With the fracturing of society splintering into ever more minority groups we try to be as supportive as possible. Only last weekend we went on a march to support a fair skinned ginger haired writer of ours……at least we would have if the sun hadn’t come out so the march was called off. (‘You’re fired!’ – Ed). But the computer savvy are another group who get a bad press, locked away in their bedrooms scouring the computer and getting their kicks from saucy binary code layouts. It’s little wonder that for them it wasn’t the state of the art effects in The Matrix but the cascading binary code that they got their kicks. But the central theory of the film that was partly inspired by an idea espoused by Philip K Dick namely ‘simulation theory’ – the idea that we are merely avatars in a computer simulated world. Dick was a writer of sci-fi classics that went onto become films notably Blade runner and in documentary A Glitch in the Matrix there’s several clips of him first addressing the notion to a group of assembled French fans back in the 1970’s.
The writer was not without his own issues but it’s a theory that was given a certain degree of credence by several scientists and it came to a wider audience with the release of 1999’s ‘The Matrix’. Director Rodney Ascher has found a huge swathe of people who believe themselves to be living in such a world. Now A Glitch in the Matrix to many will sound like a crack pot idea taken up by those with too much time on their hand, mentally unhinged and who have taken gaming far too seriously and in fairness they may well have a point on seeing the first contributor and it would be spoiling it to say just how these ‘believers’ present themselves on camera. They put forward their moment of discovery that all is not as it seems in this world and how they further explored the idea with one of them having gone out of his way to test the simulation theory relaying his sustained sensory deprivation from out of body experiences after lying in floatation tanks – something our Editor claims to have done until we pointed out that collapsing in a puddle after passing out from alcohol poisoning in doesn’t count (‘You’re still fired!’ – Ed).

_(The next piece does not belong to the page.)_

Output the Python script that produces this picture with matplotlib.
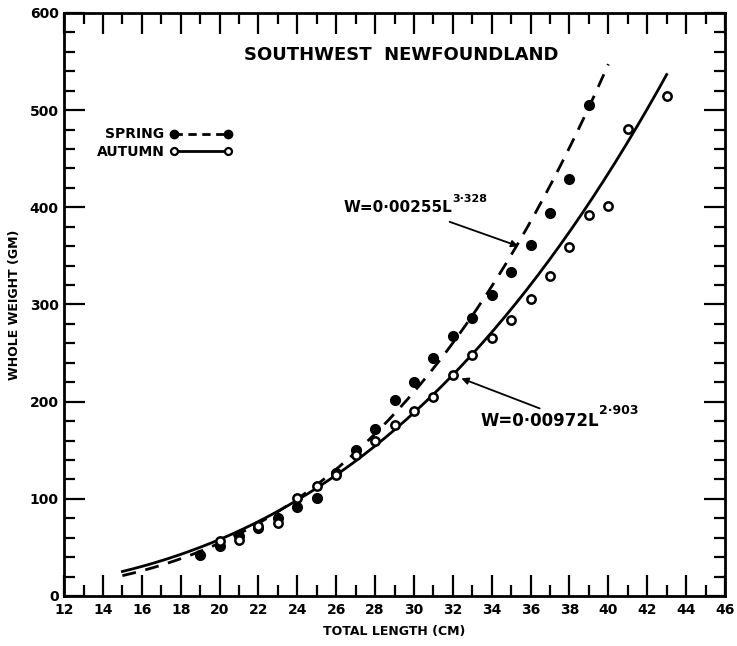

A Glitch in the Matrix delves deeper into its subject matter going beyond the premise of a neurotic sci-fi writer and taking in Descartes ‘Evil Demon’ theory and further back still to the philosophy of Plato. Like all of Rodney Ascher’s documentaries this finds marginal figures with intriguing people with stories that eventually get ever darker. His most recent documentary The El Duce Tapes and its self destructive rock star was one such film and A Glitch in the Matrix allows Joshua Cooke to tell his story. An obsessive gamer he became hooked on The Matrix watching it multiple times a day eventually buying himself a trench coat and wandering around shopping malls listening to the soundtrack on headphones. It all coming to a horrifying end at home as he slaughtered his parents with a shotgun he kept in his bedroom. Perhaps just as horrifying is the nonchalant matter of fact way he recounts what happened that fateful day from prison where he is serving a sentence for murder ineligible for parole until 2043.
It’s an intriguing documentary using an immense number of clips from movies to illustrate how the theory has infiltrated mainstream Hollywood films (and for film fans it’s a test to identify all of them which takes in everything from The Wizard of Oz to Blazing Saddles!) though like many of Ascher’s films it is overlong and is something of a warning about the merging of reality and an ever refining digital world. With the lockdown from the pandemic many have had an enforced isolation with a digital world the only outlet so when powerful and immensely wealthy figures like Elon Musk are highly vocal and ardent supporters of the theory it makes for a slightly worrying watch with several clips of, at least certainly in one case, the unhinged latching on to some tenuous claims to back up the theory.
That the lonely and vulnerable can be drawn into this ‘other world’ perhaps is a sad reflection of what society really needs is love and human interaction.